● Job
Write out the data below exactly as given, without any of its pictures.

● Given data
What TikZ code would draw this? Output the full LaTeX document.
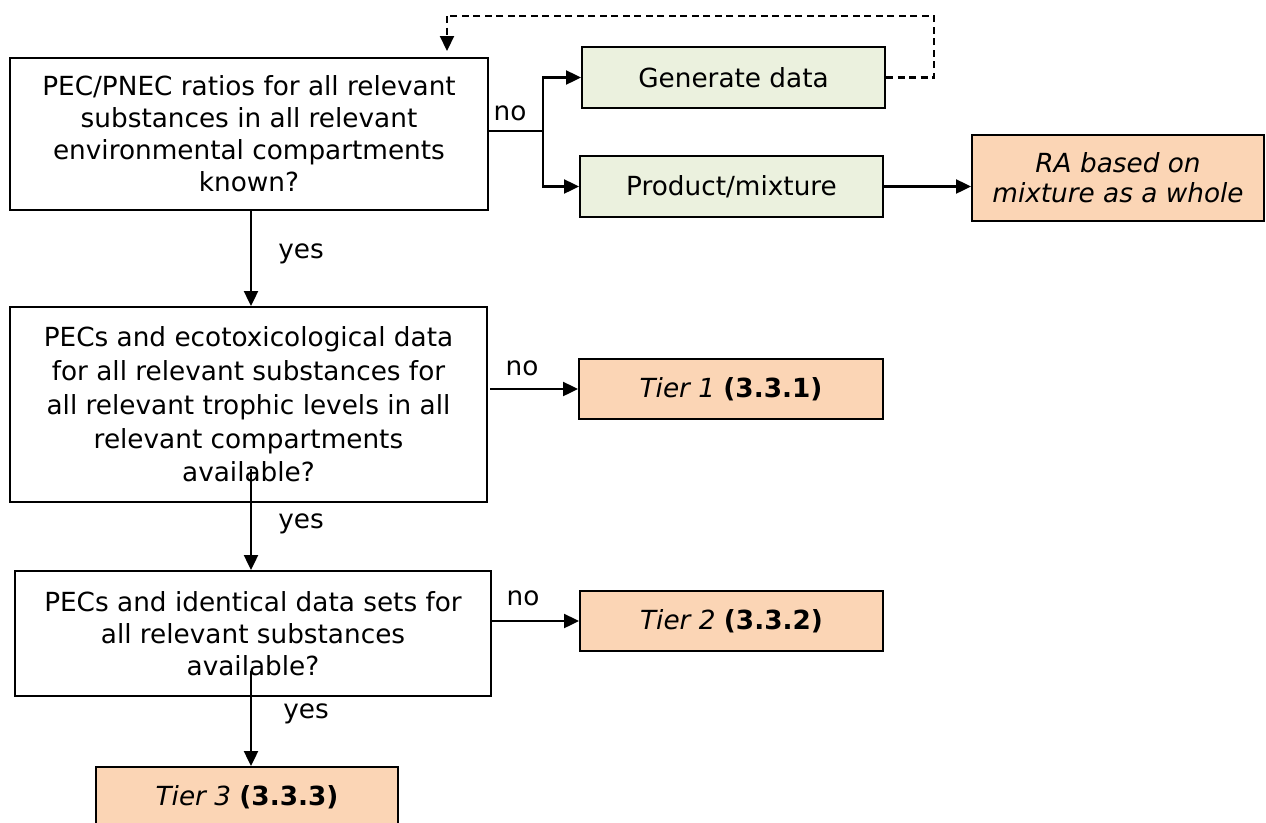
\documentclass[tikz,border=0pt]{standalone}
\usepackage{fontspec}
\setmainfont{DejaVu Sans}
\usetikzlibrary{arrows.meta,calc}
\definecolor{greenfill}{HTML}{EBF1DE}
\definecolor{orangefill}{HTML}{FBD5B5}
\newcommand{\dfont}{\fontsize{26.3}{32}\selectfont}
\newcommand{\dfontb}{\fontsize{26.3}{33.7}\selectfont}
\begin{document}
\begin{tikzpicture}[x=1pt,y=-1pt,
  qbox/.style={draw, line width=2pt, align=center, inner sep=0pt, font=\dfont},
  gbox/.style={draw, fill=greenfill, line width=2pt, align=center, inner sep=0pt,
    minimum width=303pt, minimum height=61pt, font=\dfont},
  obox/.style={draw, fill=orangefill, line width=2pt, align=center, inner sep=0pt,
    minimum width=304pt, minimum height=60pt, font=\dfont},
  arr/.style={line width=2.4pt, -{Triangle[length=15pt,width=14pt]}},
  dline/.style={line width=2.2pt, dash pattern=on 7pt off 4.5pt},
  lbl/.style={anchor=base, inner sep=0pt, font=\dfont}
]
\useasboundingbox (0,0) rectangle (1266,822);
\clip (0,0) rectangle (1266,822);

\node[qbox, minimum width=478pt, minimum height=152pt] (a) at (249,134)
  {PEC/PNEC ratios for all relevant\\substances in all relevant\\environmental compartments\\known?};
\node[gbox] (gen) at (733.5,77.5) {Generate data};
\node[gbox] (prod) at (731.5,186.5) {Product/mixture};
\node[obox, minimum width=292pt, minimum height=86pt, font=\fontsize{26.3}{30}\selectfont\itshape] (ra) at (1118,178)
  {RA based on\\mixture as a whole};

\node[qbox, minimum width=477pt, minimum height=195pt, font=\dfontb] (b) at (248.5,404.5)
  {PECs and ecotoxicological data\\for all relevant substances for\\all relevant trophic levels in all\\relevant compartments\\available?};
\node[obox] (t1) at (731,389) {\textit{Tier 1} \textbf{(3.3.1)}};

\node[qbox, minimum width=476pt, minimum height=125pt] (c) at (253,633.5)
  {PECs and identical data sets for\\all relevant substances\\available?};
\node[obox, minimum width=303pt] (t2) at (731.5,621) {\textit{Tier 2} \textbf{(3.3.2)}};

\node[obox, minimum width=302pt] (t3) at (247,797) {\textit{Tier 3} \textbf{(3.3.3)}};

\coordinate (br) at (543,131);
\coordinate (vx) at (251,0);
\coordinate (d1) at (934,16);
\coordinate (d2) at (447,16);

\draw[line width=2pt] (a.east |- br) -- (br);
\draw[arr] (br) |- (gen.west);
\draw[arr] (br) |- (prod.west);
\draw[arr] (prod.east) -- (prod.east -| ra.west);
\draw[dline] (gen.east) -| (d1) -- (d2);
\draw[arr, dline, shorten >=6pt] (d2) -- (d2 |- a.north);

\draw[arr] (a.south -| vx) -- (b.north -| vx);
\draw[arr] ($(b.south -| vx)+(0,-34)$) -- (c.north -| vx);
\draw[arr] ($(c.south -| vx)+(0,-26)$) -- (t3.north -| vx);
\draw[arr] ($(b.east |- t1.west)+(2,0)$) -- (t1.west);
\draw[arr] ($(c.east |- t2.west)+(-2,0)$) -- (t2.west);

\node[lbl] (no1) at (510,120) {no};
\node[lbl] (no2) at (522,375) {no};
\node[lbl] (no3) at (523,605) {no};
\node[lbl] (yes1) at (301,258) {yes};
\node[lbl] (yes2) at (301,528) {yes};
\node[lbl] (yes3) at (306,718) {yes};
\end{tikzpicture}
\end{document}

● Task answer
What TikZ code would draw this? Output the full LaTeX document.
\documentclass[tikz,border=0pt]{standalone}
\usepackage{fontspec}
\setmainfont{DejaVu Sans}
\usetikzlibrary{arrows.meta,calc}
\definecolor{greenfill}{HTML}{EBF1DE}
\definecolor{orangefill}{HTML}{FBD5B5}
\newcommand{\dfont}{\fontsize{26.3}{32}\selectfont}
\newcommand{\dfontb}{\fontsize{26.3}{33.7}\selectfont}
\begin{document}
\begin{tikzpicture}[x=1pt,y=-1pt,
  qbox/.style={draw, line width=2pt, align=center, inner sep=0pt, font=\dfont},
  gbox/.style={draw, fill=greenfill, line width=2pt, align=center, inner sep=0pt,
    minimum width=303pt, minimum height=61pt, font=\dfont},
  obox/.style={draw, fill=orangefill, line width=2pt, align=center, inner sep=0pt,
    minimum width=304pt, minimum height=60pt, font=\dfont},
  arr/.style={line width=2.4pt, -{Triangle[length=15pt,width=14pt]}},
  dline/.style={line width=2.2pt, dash pattern=on 7pt off 4.5pt},
  lbl/.style={anchor=base, inner sep=0pt, font=\dfont}
]
\useasboundingbox (0,0) rectangle (1266,822);
\clip (0,0) rectangle (1266,822);

\node[qbox, minimum width=478pt, minimum height=152pt] (a) at (249,134)
  {PEC/PNEC ratios for all relevant\\substances in all relevant\\environmental compartments\\known?};
\node[gbox] (gen) at (733.5,77.5) {Generate data};
\node[gbox] (prod) at (731.5,186.5) {Product/mixture};
\node[obox, minimum width=292pt, minimum height=86pt, font=\fontsize{26.3}{30}\selectfont\itshape] (ra) at (1118,178)
  {RA based on\\mixture as a whole};

\node[qbox, minimum width=477pt, minimum height=195pt, font=\dfontb] (b) at (248.5,404.5)
  {PECs and ecotoxicological data\\for all relevant substances for\\all relevant trophic levels in all\\relevant compartments\\available?};
\node[obox] (t1) at (731,389) {\textit{Tier 1} \textbf{(3.3.1)}};

\node[qbox, minimum width=476pt, minimum height=125pt] (c) at (253,633.5)
  {PECs and identical data sets for\\all relevant substances\\available?};
\node[obox, minimum width=303pt] (t2) at (731.5,621) {\textit{Tier 2} \textbf{(3.3.2)}};

\node[obox, minimum width=302pt] (t3) at (247,797) {\textit{Tier 3} \textbf{(3.3.3)}};

\coordinate (br) at (543,131);
\coordinate (vx) at (251,0);
\coordinate (d1) at (934,16);
\coordinate (d2) at (447,16);

\draw[line width=2pt] (a.east |- br) -- (br);
\draw[arr] (br) |- (gen.west);
\draw[arr] (br) |- (prod.west);
\draw[arr] (prod.east) -- (prod.east -| ra.west);
\draw[dline] (gen.east) -| (d1) -- (d2);
\draw[arr, dline, shorten >=6pt] (d2) -- (d2 |- a.north);

\draw[arr] (a.south -| vx) -- (b.north -| vx);
\draw[arr] ($(b.south -| vx)+(0,-34)$) -- (c.north -| vx);
\draw[arr] ($(c.south -| vx)+(0,-26)$) -- (t3.north -| vx);
\draw[arr] ($(b.east |- t1.west)+(2,0)$) -- (t1.west);
\draw[arr] ($(c.east |- t2.west)+(-2,0)$) -- (t2.west);

\node[lbl] (no1) at (510,120) {no};
\node[lbl] (no2) at (522,375) {no};
\node[lbl] (no3) at (523,605) {no};
\node[lbl] (yes1) at (301,258) {yes};
\node[lbl] (yes2) at (301,528) {yes};
\node[lbl] (yes3) at (306,718) {yes};
\end{tikzpicture}
\end{document}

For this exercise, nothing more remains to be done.